Each case includes a brief patient cardiac history, including previous surgeries if any, current cardiac condition or defect that led to surgery or catheterization palliation, and any associated health conditions or risk factors. Then, Stock describes the surgical procedure, any anesthesia events, postoperative course — including events that changed the expected course (cardiac arrest, need for mechanical circulatory support/ECMO/VAD, infections, any hospital acquired conditions) — and finally the discharge. The discussion includes a graphical illustration of expected and unexpected clinical events. They report on any significant findings from echocardiogram, CT scans or any other studies, such as MRI/MRA. After the presentation, an open discussion allows team members to give input and raise concerns. This could be anything from surgical decision making, missed diagnosis, quality of equipment, personnel, quality of data interpretation or discharge issues. After the meeting, the pilots create a score on the four-point scale for each area.
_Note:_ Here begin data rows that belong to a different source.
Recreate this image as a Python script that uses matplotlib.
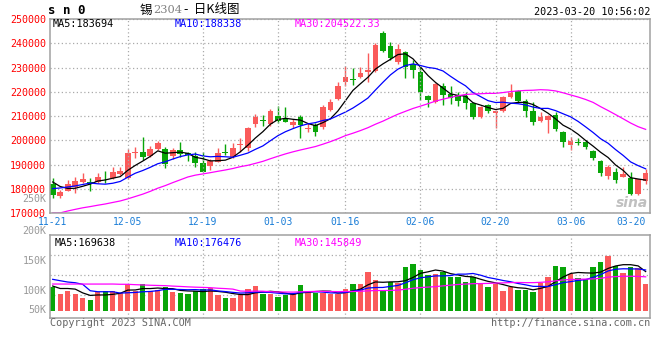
import numpy as np
import pandas as pd
import matplotlib
matplotlib.use('Agg')
import matplotlib.pyplot as plt
from matplotlib.transforms import ScaledTranslation

plt.rcParams['font.family'] = ['DejaVu Sans Mono', 'Noto Sans CJK SC']

# ---- data (SN2304 daily, 2022-11-21 .. 2023-03-20) ----
date_labels = ['11-21', '12-05', '12-19', '01-03', '01-16', '02-06', '02-20', '03-06', '03-20']
date_idx = [0, 10, 20, 30, 39, 49, 59, 69, 79]

open_ = [182060, 177250, 179300, 180950, 182760, 182760, 182760, 184500, 184410, 186060,
         184410, 194800, 195110, 193590, 196470, 196470, 193400, 196100, 194700, 193590,
         190840, 189470, 191240, 195400, 193060, 198300, 196750, 206760, 208300, 206760,
         210240, 209110, 206350, 209770, 204900, 206350, 205650, 212530, 217060, 224180,
         225290, 225990, 228300, 228710, 244110, 238880, 232400, 236300, 231600, 228300,
         218300, 215800, 222400, 219000, 218700, 218300, 215500, 209800, 214600, 211200,
         212300, 218000, 220400, 216400, 212200, 208100, 208400, 210450, 203400, 198250,
         199300, 199500, 195650, 191650, 185500, 187100, 185100, 184650, 177950, 183400]
high = [184400, 179600, 183700, 185070, 186470, 184410, 186470, 187400, 189190, 188940,
        196350, 197400, 201290, 197830, 199890, 197430, 197000, 199500, 195300, 195400,
        195360, 192230, 196750, 198530, 198820, 200880, 205650, 210750, 210470, 212820,
        214050, 213900, 208800, 210470, 207050, 207050, 214590, 217060, 224180, 230770,
        229700, 230360, 235870, 239990, 245050, 240500, 239600, 237000, 233100, 231000,
        218700, 223800, 223800, 222400, 220100, 220100, 216000, 214300, 215000, 212550,
        218400, 223300, 220800, 217000, 215900, 211800, 210600, 211800, 204000, 201350,
        200900, 200200, 196000, 192000, 189900, 188500, 188900, 187100, 184300, 188100]
low = [176180, 176200, 179200, 178230, 182350, 179180, 182350, 182350, 184000, 185770,
       184000, 192650, 191940, 193180, 196060, 188530, 192500, 193000, 191450, 189000,
       186900, 187830, 191000, 193990, 192800, 195360, 195500, 205650, 206060, 206000,
       207000, 207500, 205000, 200900, 203350, 201950, 204800, 212000, 216500, 222530,
       222820, 225580, 224180, 228300, 236400, 233100, 231500, 225600, 225600, 216650,
       213900, 215500, 214600, 215000, 214200, 212800, 208900, 209100, 211400, 205250,
       211700, 217600, 215500, 209700, 206350, 207700, 203200, 204000, 197200, 196100,
       198100, 196350, 191950, 185350, 184000, 182350, 184800, 177500, 177500, 181900]
close = [177500, 178650, 182060, 183300, 184120, 182060, 184820, 184350, 186880, 187420,
         194950, 195000, 193300, 196470, 198820, 190170, 196000, 194500, 193900, 190830,
         187130, 191530, 194950, 194950, 196760, 198500, 205000, 209770, 208000, 212120,
         208000, 207700, 207710, 206350, 205100, 203600, 213890, 215700, 222410, 226240,
         224760, 227640, 228990, 239290, 236940, 234060, 237600, 230360, 229100, 219800,
         216800, 223400, 218700, 217300, 216400, 215500, 209700, 213900, 212250, 212250,
         218000, 219650, 216200, 212300, 207700, 209800, 210000, 204600, 199300, 199700,
         199150, 197200, 192900, 186700, 188900, 183700, 186200, 177800, 184000, 186700]
volume = [101700, 73000, 85900, 73000, 55900, 47300, 83100, 85900, 85900, 78800,
          116000, 85900, 116000, 85900, 90200, 104600, 83100, 78800, 74500, 85900,
          94500, 97400, 68800, 57300, 57300, 74500, 94500, 107400, 74500, 73000,
          61600, 68800, 75900, 111700, 83100, 78800, 78800, 73000, 71500, 93100,
          116000, 116000, 166200, 133200, 85900, 124600, 118900, 189100, 202000, 176200,
          156000, 157600, 166200, 147500, 147500, 124600, 147500, 116000, 101700, 116000,
          87400, 104600, 90200, 90200, 83100, 118900, 146100, 193400, 189100, 159000,
          140400, 137500, 189100, 210600, 237800, 193400, 164700, 189100, 184800, 116000]

# earlier sessions (not shown), only needed to start the moving averages
prev_close = [157000, 158700, 163000, 165000, 167000, 168000, 169000, 168000, 169000, 168900,
              166000, 164000, 162000, 160000, 158000, 159000, 160000, 159160, 168000, 172000,
              176000, 178000, 179000, 178150, 176000, 188000, 186000, 183000, 180000]
prev_volume = [75000, 85000, 72000, 58000, 50000, 82000, 86000, 82000, 110000, 120000,
               135000, 150000, 125000, 118000, 130000, 140000, 122000, 128000, 125000, 124700,
               133000, 141900, 103000, 124900, 322300, 126100, 85900, 85900, 137300]

RED = '#fa5a5a'
GREEN = '#08a508'
GRID = '#aaaaaa'
FRAME = '#a0a0a0'

n_prev = len(prev_close)
c_all = pd.Series(prev_close + close, dtype=float)
v_all = pd.Series(prev_volume + volume, dtype=float)
ma = {w: c_all.rolling(w).mean().values[n_prev:] for w in (5, 10, 30)}
vma = {w: v_all.rolling(w).mean().values[n_prev:] for w in (5, 10, 30)}

o = np.array(open_, float)
h = np.array(high, float)
l = np.array(low, float)
c = np.array(close, float)
v = np.array(volume, float)
x = np.arange(len(c))
cols = np.where(c >= o, RED, GREEN)

W, H = 660, 360
def box(left, top, right, bottom):
    return [left / W, 1 - bottom / H, (right - left) / W, (bottom - top) / H]
def ftxt(px, py, s, **kw):
    return fig.text(px / W, 1 - py / H, s, va='center', **kw)

fig = plt.figure(figsize=(6.6, 3.6), dpi=100)
ax = fig.add_axes(box(50, 19, 650, 213.3))
axv = fig.add_axes(box(50, 234.7, 650, 318))

xlim = (-0.36, 79.58)

# price panel
ax.vlines(x, l, h, colors=cols, lw=1)
body = np.maximum(np.abs(c - o), 350)
ax.bar(x, body, bottom=np.minimum(o, c), width=0.76, color=cols, lw=0)
ax.plot(x, ma[5], color='black', lw=0.9)
ax.plot(x, ma[10], color='#0000ff', lw=0.9)
ax.plot(x, np.maximum(ma[30], 170150), color='#ff00ff', lw=0.9)
ax.set_xlim(*xlim)
ax.set_ylim(170000, 250000)
ax.set_yticks(range(170000, 250001, 10000))
ax.set_yticklabels([str(t) for t in range(170000, 250001, 10000)], color='#ff0000', fontsize=7.2)
up = ScaledTranslation(0, 0.025, fig.dpi_scale_trans)
for t in ax.get_yticklabels():
    t.set_transform(t.get_transform() + up)
ax.set_xticks(date_idx)
ax.set_xticklabels(date_labels, color='#1a7dd7', fontsize=7)
ax.get_xticklabels()[-1].set_ha('right')
ax.tick_params(length=0, pad=3)
ax.tick_params(axis='x', pad=2.6)
ax.grid(axis='y', color=GRID, ls=(0, (1, 2)), lw=0.9)
for xi in date_idx[1:-1]:
    ax.axvline(xi, color=GRID, ls=(0, (1, 2)), lw=0.9)

# volume panel
axv.bar(x, v, width=0.72, color=cols, lw=0)
axv.plot(x, vma[5], color='black', lw=0.9)
axv.plot(x, vma[10], color='#0000ff', lw=0.9)
axv.plot(x, vma[30], color='#ff00ff', lw=0.9)
axv.set_xlim(*xlim)
axv.set_ylim(-30000, 328000)
axv.set_yticks([69000, 155000, 241000])
axv.set_yticklabels([])
axv.set_xticks(date_idx[1:-1])
axv.set_xticklabels([])
axv.tick_params(length=0)
axv.grid(color=GRID, ls=(0, (1, 2)), lw=0.9)

for a in (ax, axv):
    a.set_axisbelow(True)
    for s in a.spines.values():
        s.set_color(FRAME)
        s.set_linewidth(1.1)

# texts
cjk = ['Noto Sans CJK SC', 'DejaVu Sans']
ftxt(48, 10, 's n 0', fontsize=9, fontweight='bold')
ftxt(140, 10, '锡', fontsize=9, family=cjk)
ftxt(153, 10, '2304', fontsize=8.2, color='#808080', family='DejaVu Serif')
ftxt(184, 10, '-  日K线图', fontsize=9, family=cjk)
ftxt(650, 12, '2023-03-20 10:56:02', fontsize=7.3, ha='right')
ftxt(53, 24, 'MA5:183694', fontsize=7.3, color='black')
ftxt(175, 24, 'MA10:188338', fontsize=7.3, color='#0000ff')
ftxt(295, 24, 'MA30:204522.33', fontsize=7.3, color='#ff00ff')
ftxt(55, 243, 'MA5:169638', fontsize=7.3, color='black')
ftxt(175, 243, 'MA10:176476', fontsize=7.3, color='#0000ff')
ftxt(295, 243, 'MA30:145849', fontsize=7.3, color='#ff00ff')
for lab, py in zip(['250K', '200K', '150K', '100K', '50K'], [199.5, 231, 261, 291, 310]):
    ftxt(46.5, py, lab, fontsize=7.2, color='#999999', ha='right')
ftxt(50, 323, 'Copyright 2023 SINA.COM', fontsize=7.3, color='#666666')
ftxt(650, 323, 'http://finance.sina.com.cn', fontsize=7.3, color='#666666', ha='right')
ftxt(648, 203, 'sina', fontsize=10, color='#c0c0c0', ha='right',
     family='DejaVu Sans', style='italic', fontweight='bold')

fig.savefig('out.png', dpi=100)
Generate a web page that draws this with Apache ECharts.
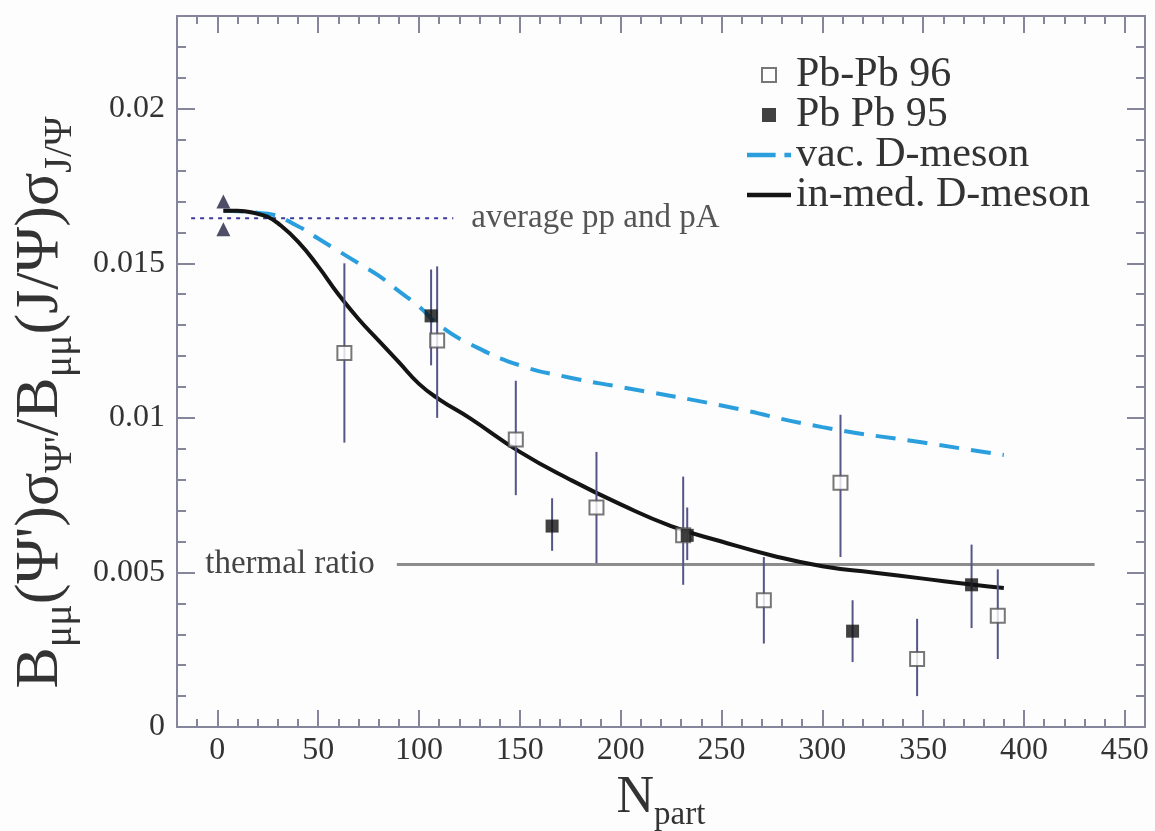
<!DOCTYPE html>
<html lang="en">
<head>
    <meta charset="utf-8">
    <title>psi' / J/psi ratio vs Npart</title>
    <style>
        html, body { margin: 0; padding: 0; background: #fdfdfd; }
    </style>
</head>
<body>
    <div id="main" style="width:1155px;height:831px;"></div>
    <script src="https://cdn.jsdelivr.net/npm/echarts/dist/echarts.min.js"></script>
    <script type="text/javascript">
        // axis ranges and tick labels
        var xMajorTicks = [0, 50, 100, 150, 200, 250, 300, 350, 400, 450];
        var yMajorTicks = [0, 0.005, 0.01, 0.015, 0.02];

        // Pb-Pb 96 (open squares) : N, value, low, high
        var pb96N   = [63, 109, 148, 188, 231, 271, 309, 347, 387];
        var pb96Val = [0.0121, 0.0125, 0.0093, 0.0071, 0.0062, 0.0041, 0.0079, 0.0022, 0.0036];
        var pb96Lo  = [0.0092, 0.0100, 0.0075, 0.0053, 0.0046, 0.0027, 0.0055, 0.0010, 0.0022];
        var pb96Hi  = [0.0150, 0.0149, 0.0112, 0.0089, 0.0081, 0.0055, 0.0101, 0.0035, 0.0051];

        // Pb Pb 95 (filled squares)
        var pb95N   = [106, 166, 233, 315, 374];
        var pb95Val = [0.0133, 0.0065, 0.0062, 0.0031, 0.0046];
        var pb95Lo  = [0.0117, 0.0057, 0.0054, 0.0021, 0.0032];
        var pb95Hi  = [0.0148, 0.0074, 0.0071, 0.0041, 0.0059];

        // pp and pA (triangles)
        var ppN   = [3, 3];
        var ppVal = [0.0170, 0.0161];

        // model curves
        var medN   = [3, 10, 20, 25, 30, 40, 50, 60, 70, 80, 90, 100, 110, 125, 150, 175, 200, 225, 250, 275, 300, 325, 350, 375, 390];
        var medVal = [0.0167, 0.0167, 0.0166, 0.0165, 0.0163, 0.0157, 0.0149, 0.0140, 0.0132, 0.0125, 0.0118, 0.0111, 0.0106, 0.0100, 0.0089, 0.0080, 0.0072, 0.0065, 0.0060, 0.00555, 0.0052, 0.0050, 0.0048, 0.0046, 0.0045];
        var vacN   = [3, 25, 40, 50, 60, 70, 80, 90, 100, 110, 125, 150, 175, 200, 250, 300, 350, 390];
        var vacVal = [0.0167, 0.0166, 0.0162, 0.0158, 0.0154, 0.0150, 0.0146, 0.0141, 0.0136, 0.0130, 0.0124, 0.0117, 0.0113, 0.0110, 0.0104, 0.0097, 0.0092, 0.0088];

        // reference lines
        var avgLineN = [-13, 117];
        var avgLineVal = 0.01646;
        var thermalN = [89, 435];
        var thermalVal = 0.00526;

        var frameColor = '#85859c';
        var serif = 'Liberation Serif';

        var myChart = echarts.init(document.getElementById('main'));

        function zip(a, b) {
            return a.map(function (v, i) { return [v, b[i]]; });
        }
        function zip4(a, b, c, d) {
            return a.map(function (v, i) { return [v, b[i], c[i], d[i]]; });
        }

        // error bars drawn with the axes' own coord()
        function errorBarItem(params, api) {
            var x = api.value(0);
            var p1 = api.coord([x, api.value(2)]);
            var p2 = api.coord([x, api.value(3)]);
            return {
                type: 'line',
                shape: { x1: p1[0], y1: p1[1], x2: p2[0], y2: p2[1] },
                style: { stroke: '#55558a', lineWidth: 2 }
            };
        }

        function mainX(pos, withLabels) {
            return {
                type: 'value', position: pos, min: -20, max: 460,
                axisLine: { show: true, onZero: false, lineStyle: { color: frameColor, width: 2 } },
                axisTick: { show: true, inside: true, length: 17, customValues: xMajorTicks, lineStyle: { color: frameColor, width: 2 } },
                axisLabel: { show: withLabels, customValues: xMajorTicks, margin: 8, color: '#333', fontFamily: serif, fontSize: 32 },
                splitLine: { show: false }
            };
        }
        function minorX(pos) {
            return {
                type: 'value', position: pos, min: -20, max: 460, interval: 10,
                axisLine: { show: false, onZero: false },
                axisTick: { show: true, inside: true, length: 8, lineStyle: { color: frameColor, width: 2 } },
                axisLabel: { show: false },
                splitLine: { show: false }
            };
        }
        function mainY(pos, withLabels) {
            return {
                type: 'value', position: pos, min: 0, max: 0.023,
                axisLine: { show: true, onZero: false, lineStyle: { color: frameColor, width: 2 } },
                axisTick: { show: true, inside: true, length: 18, customValues: yMajorTicks, lineStyle: { color: frameColor, width: 2 } },
                axisLabel: { show: withLabels, customValues: yMajorTicks, margin: 12, color: '#333', fontFamily: serif, fontSize: 32,
                    formatter: function (v) { return v === 0 ? '0' : String(+v.toFixed(3)); } },
                splitLine: { show: false }
            };
        }
        function minorY(pos) {
            return {
                type: 'value', position: pos, min: 0, max: 0.023, interval: 0.001,
                axisLine: { show: false, onZero: false },
                axisTick: { show: true, inside: true, length: 9, lineStyle: { color: frameColor, width: 2 } },
                axisLabel: { show: false },
                splitLine: { show: false }
            };
        }

        var xBottom = mainX('bottom', true);
        xBottom.name = '{n|N}{s|part}';
        xBottom.nameLocation = 'middle';
        xBottom.nameGap = 28;
        xBottom.nameTextStyle = {
            rich: {
                n: { fontFamily: serif, fontSize: 52, color: '#333', lineHeight: 68, verticalAlign: 'middle' },
                s: { fontFamily: serif, fontSize: 33, color: '#333', lineHeight: 68, verticalAlign: 'bottom' }
            }
        };

        var yLeft = mainY('left', true);
        yLeft.name = '{m|B}{s|μμ}{m|(Ψ\')σ}{s|Ψ\'}{m|/B}{s|μμ}{m|(J/Ψ)σ}{s|J/Ψ}';
        yLeft.nameLocation = 'middle';
        yLeft.nameRotate = 90;
        yLeft.nameGap = 97;
        yLeft.nameTextStyle = {
            padding: [0, 62, 0, 0],
            rich: {
                m: { fontFamily: serif, fontSize: 62, color: '#333', lineHeight: 78, verticalAlign: 'middle' },
                s: { fontFamily: serif, fontSize: 40, color: '#333', lineHeight: 78, verticalAlign: 'bottom' }
            }
        };

        var option = {
            backgroundColor: '#fdfdfd',
            animation: false,
            grid: { left: 177, right: 10, top: 16, bottom: 104, containLabel: false, outerBoundsMode: 'none' },
            legend: {
                orient: 'vertical',
                left: 742, top: 49,
                itemWidth: 44, itemHeight: 14, itemGap: -2,
                symbolKeepAspect: true,
                textStyle: { fontFamily: serif, fontSize: 42, lineHeight: 40, color: '#333' },
                data: [
                    { name: 'Pb-Pb 96', icon: 'path://M0,0h12v12h-12z' },
                    { name: 'Pb Pb 95', icon: 'path://M0,0h12v12h-12z' },
                    { name: 'vac. D-meson', icon: 'path://M0,0h26v4h-26z M34,0h6v4h-6z' },
                    { name: 'in-med. D-meson', icon: 'path://M0,0h40v4h-40z' }
                ]
            },
            xAxis: [xBottom, minorX('bottom'), mainX('top', false), minorX('top')],
            yAxis: [yLeft, minorY('left'), mainY('right', false), minorY('right')],
            series: [
                {
                    name: 'average', type: 'line', data: zip(avgLineN, [avgLineVal, avgLineVal]),
                    symbol: 'none', silent: true,
                    lineStyle: { color: '#3b3b9e', width: 2, type: [4, 5] },
                    endLabel: { show: true, formatter: 'average pp and pA', distance: 18,
                        fontFamily: serif, fontSize: 33, color: '#555' },
                    z: 1
                },
                {
                    name: 'thermal', type: 'line', data: zip(thermalN, [thermalVal, thermalVal]),
                    symbol: 'none', silent: true,
                    lineStyle: { color: '#8c8c8c', width: 3 },
                    markPoint: {
                        symbol: 'circle', symbolSize: 0,
                        data: [{ coord: [thermalN[0], thermalVal] }],
                        label: { show: true, position: 'left', distance: 22, formatter: 'thermal ratio',
                            fontFamily: serif, fontSize: 33, color: '#444' }
                    },
                    z: 1
                },
                {
                    name: 'vac. D-meson', type: 'line', data: zip(vacN, vacVal),
                    smooth: true, symbol: 'none', color: '#2b9fdd',
                    lineStyle: { color: '#2b9fdd', width: 4, type: [20, 12] },
                    z: 2
                },
                {
                    name: 'in-med. D-meson', type: 'line', data: zip(medN, medVal),
                    smooth: true, symbol: 'none', color: '#141414',
                    lineStyle: { color: '#141414', width: 4 },
                    z: 3
                },
                {
                    name: 'err96', type: 'custom', renderItem: errorBarItem,
                    data: zip4(pb96N, pb96Val, pb96Lo, pb96Hi), silent: true, z: 4
                },
                {
                    name: 'err95', type: 'custom', renderItem: errorBarItem,
                    data: zip4(pb95N, pb95Val, pb95Lo, pb95Hi), silent: true, z: 4
                },
                {
                    name: 'Pb-Pb 96', type: 'scatter', data: zip(pb96N, pb96Val),
                    symbol: 'rect', symbolSize: 14,
                    itemStyle: { color: '#ffffff', borderColor: '#555555', borderWidth: 2 },
                    z: 5
                },
                {
                    name: 'Pb Pb 95', type: 'scatter', data: zip(pb95N, pb95Val),
                    symbol: 'rect', symbolSize: 13,
                    itemStyle: { color: '#111111' },
                    z: 6
                },
                {
                    name: 'pp pA', type: 'scatter', data: zip(ppN, ppVal),
                    symbol: 'triangle', symbolSize: 14,
                    itemStyle: { color: '#222244' },
                    z: 6
                }
            ]
        };
        myChart.setOption(option);
    </script>
</body>
</html>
“The plan is undergoing constant modifications to accommodate for quality improvement questions, administrative questions and potential research,” Stock says.

One change borne out of the “flight plan” discussions was the addition of a discharge coordinator to smooth out the process of sending patients home. Another involved a modification of a surgical technique to reduce the frequency of a complication that had led to an increase in length of stay. The team currently has a quality improvement project underway related to reducing surgical site infections.

The Heart Institute Flight Plan team won the Innovations in Clinical Care Award for Johns Hopkins All Children’s in the 2021 Johns Hopkins Medicine Clinical Awards.

“The flight plan continues to evolve, but it already has made valuable contributions toward patient safety,” Shah says. “The framework allows for discussion that makes us all better.”